Tears fall in silence.
A whisper touch drinks the pain.
Hands. How wonderful.

I wrote the word “hands” in the middle of a blank sheet, then as each thought occurred to me, I wrote it down and circled it. One thought led to another and another until I “knew” what to write.


Digital reproduction of my original hand drawn cluster

The vignette is reproduced below. I didn’t worry about punctuation, formatting or any other left-brain, inner critic stuff. I wrote until I felt I should stop.

hands see in the dark
eyes that touch
other hands
eyes and tears
wipe them away
and touch
another hand
a shoulder
a breast
a soul
electric flow
touch together
wring apart
hands — how sad
hands — how wonderful
they breathe
and talk
and see
in the dark
turn on the light

This first vignette is pregnant with ideas.

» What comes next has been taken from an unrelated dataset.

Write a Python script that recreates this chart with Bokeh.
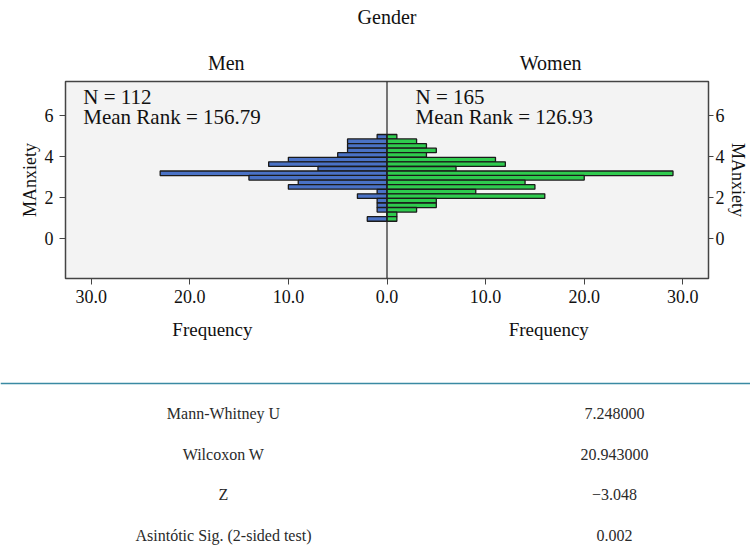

I worked with it, each version shrinking until I had the idea for a Haiku. Haikus are fun. They force you into a compression where each word must carry so much meaning.

It all begins with a single word or phrase. A cluster, an outpouring of ideas and feelings, a vignette and a creative journey that you can repeat time after time. Clustering is magic, a license to listen to your dragon. Your dragon isn’t as bashful as you might think. He’s just waiting for your invitation to the dance.